2) nel trasparente rapporto con gli elettori
Comprendiamo l'umano impulso dei pubblici amministratori ad esibire e a sovrastimare “la merce” (del loro operato) all'approssimarsi delle scadenze elettorali. L'aderenza dell'ostensione alla effettività e, se è concesso, anche allo stile non può mai travalicare il buon gusto ed il rispetto dei cittadini.
Ma che i politici spesso escano dai cardini di queste norme basilari di fair play, è cosa risaputa e scontata. L'aneddotica in materia è vastissima. Chi non ricorda le “vacche di Fanfani” fatte visitare più volte al ministro aretino per molti anni titolare del dicastero dell'Agricoltura? Anche la cinematografia non ha risparmiato la caricatura della sovraesposizione mediatica a fine di consenso elettorale. Vedi alcuni spezzoni degli Anni Ruggenti (sotto la regia di Luigi Zampa) in cui il gerarca locale/Podestà Salvatore Acquamano (Gino Cervi) esibisce ripetutamente le stesse “realizzazioni” del regime a Omero Battifiori (Nino Manfredi).

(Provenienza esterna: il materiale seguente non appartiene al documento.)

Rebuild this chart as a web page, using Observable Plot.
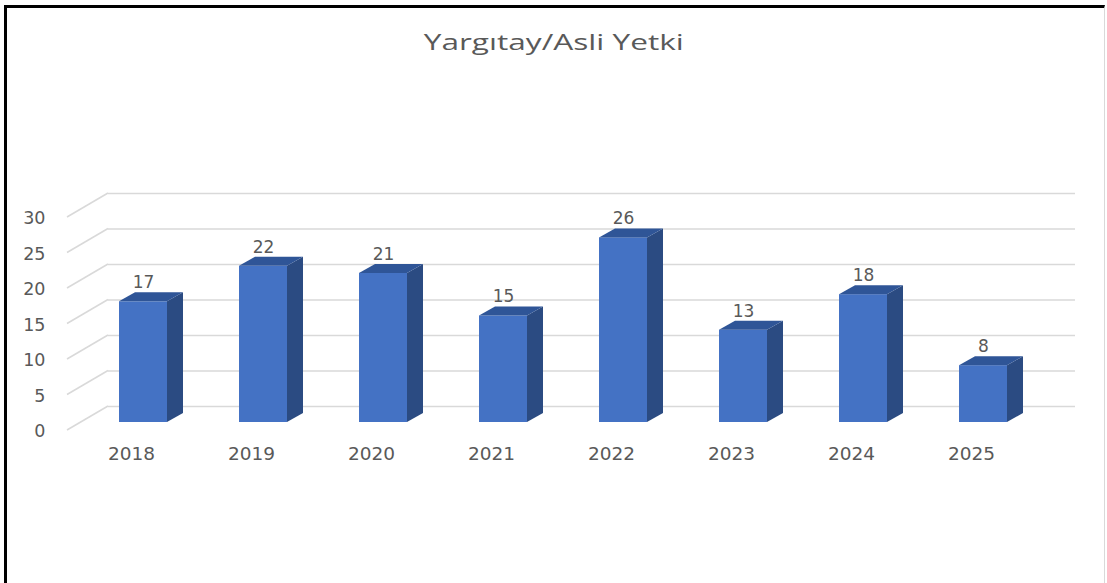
<!DOCTYPE html>
<html>
<head>
<meta charset="utf-8">
<script src="https://cdn.jsdelivr.net/npm/d3@7"></script>
<script src="https://cdn.jsdelivr.net/npm/@observablehq/plot@0.6"></script>
<style>
  html, body { margin: 0; padding: 0; background: #fff; }
  #wrap { position: relative; width: 1107px; height: 583px; overflow: hidden; }
  #border { position: absolute; left: 4px; top: 5px; width: 1097px; height: 600px;
            border-top: 3px solid #000; border-left: 3px solid #000; border-right: 1px solid #d9d9d9; }
  #title { position: absolute; left: 0; width: 1107px; top: 27px; text-align: center;
           font-family: "Open Sans", sans-serif; font-size: 21.5px; color: #595959; line-height: 30px;
           transform: scaleX(1.47); transform-origin: 553px 0; }
  #chart { position: absolute; left: 0; top: 0; }
</style>
</head>
<body>
<div id="wrap">
  <div id="border"></div>
  <div id="chart"></div>
  <div id="title">Yargıtay/Asli Yetki</div>
</div>
<script>
const years = ["2018", "2019", "2020", "2021", "2022", "2023", "2024", "2025"];
const counts = [17, 22, 21, 15, 26, 13, 18, 8];
const yTicks = [0, 5, 10, 15, 20, 25, 30];

const data = years.map((year, i) => ({year, count: counts[i]}));

const frontColor = "#4472C4";
const sideColor = "#2B4B82";
const topColor = "#2F5597";
const gridColor = "#d9d9d9";
const textColor = "#595959";
const depthX = 16, depthY = -9;   // bar depth offset (px)
const wallX = 27, wallY = -16;    // back wall offset from bar front plane
const floorX = -14, floorY = 8;   // front edge offset from bar front plane

// side wall diagonals
function sideWall(index, scales, values, dimensions) {
  const g = d3.create("svg:g").attr("stroke", gridColor).attr("stroke-width", 1.5).attr("fill", "none");
  const x0 = dimensions.marginLeft;
  for (const v of yTicks) {
    const yv = scales.y(v);
    g.append("line")
      .attr("x1", x0 + floorX).attr("y1", yv + floorY)
      .attr("x2", x0 + wallX).attr("y2", yv + wallY);
  }
  return g.node();
}

// side and top faces of the 3D columns
function barFaces(index, scales) {
  const g = d3.create("svg:g");
  const x = scales.x, y = scales.y, bw = x.bandwidth();
  for (const d of data) {
    const xl = x(d.year), xr = xl + bw, yb = y(0), yt = y(d.count);
    g.append("path")
      .attr("d", `M${xr},${yb}L${xr + depthX},${yb + depthY}L${xr + depthX},${yt + depthY}L${xr},${yt}Z`)
      .attr("fill", sideColor);
    g.append("path")
      .attr("d", `M${xl},${yt}L${xl + depthX},${yt + depthY}L${xr + depthX},${yt + depthY}L${xr},${yt}Z`)
      .attr("fill", topColor);
  }
  return g.node();
}

const chart = Plot.plot({
  width: 1107,
  height: 583,
  marginLeft: 81,
  marginRight: 59,
  marginTop: 209,
  marginBottom: 161,
  style: {fontFamily: "DejaVu Sans, sans-serif", color: textColor, background: "transparent", overflow: "visible"},
  x: {domain: years, range: [80.7, 1045.3], paddingInner: 0.6, paddingOuter: 0.3},
  y: {domain: [0, 30]},
  marks: [
    Plot.ruleY(yTicks, {dx: wallX, dy: wallY, stroke: gridColor, strokeWidth: 1.5}),
    sideWall,
    Plot.barY(data, {x: "year", y: "count", fill: frontColor}),
    barFaces,
    Plot.text(data, {x: "year", y: "count", text: d => String(d.count), dy: -19, lineAnchor: "middle",
                     fill: textColor, fontSize: 17}),
    Plot.axisY(yTicks, {tickSize: 0, tickPadding: 36, dy: 9, fontSize: 17.5, fill: textColor, label: null}),
    Plot.axisX({tickSize: 0, tickPadding: 24, dx: -12, fontSize: 18.5, fill: textColor, label: null})
  ]
});
document.getElementById("chart").appendChild(chart);
</script>
</body>
</html>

Va bene che alcuni anni addietro il Sindaco di Pizzighettone ha esternato, in occasione della proposta di revoca della cittadinanza onoraria di Mussolini, imbarazzanti esternazioni sugli splendori del regime. Ma un po' di senso della prudenza, rinvenibile negli incroci storici, dovrebbe stornare le vie brevi delle turlupinature dell'opinione pubblica.
Nei giorni scorsi (con un doppio paginone e con 16 colonne) il giornale ha dato notizia, non già dell'inaugurazione dell'opera, bensì dell'inaugurazione del progetto o se si vuole della cantierazione della rimodulazione del ponte sull'Adda.
Ora non vogliamo entrare nel merito di una questione che non ci sarebbe stata se gli organi preposti al controllo dell'Adda avessero rimosso il “tappo” ostruente il corso d'acqua.
In linea di principio e per obiettività l'idea di creare sicurezza al ponte ci sembra una buona idea. Ciò che non condividiamo è la propensione a dire gatto senza che sia nel sacco. Vale a dire ad inaugurare l'opera prima che sia avviata.
Con il corollario di passerelle da parte di boiardi che, chiamati dai vertici amministrativi locali, si fiondano a Pizzighettone per sollecitare consensi.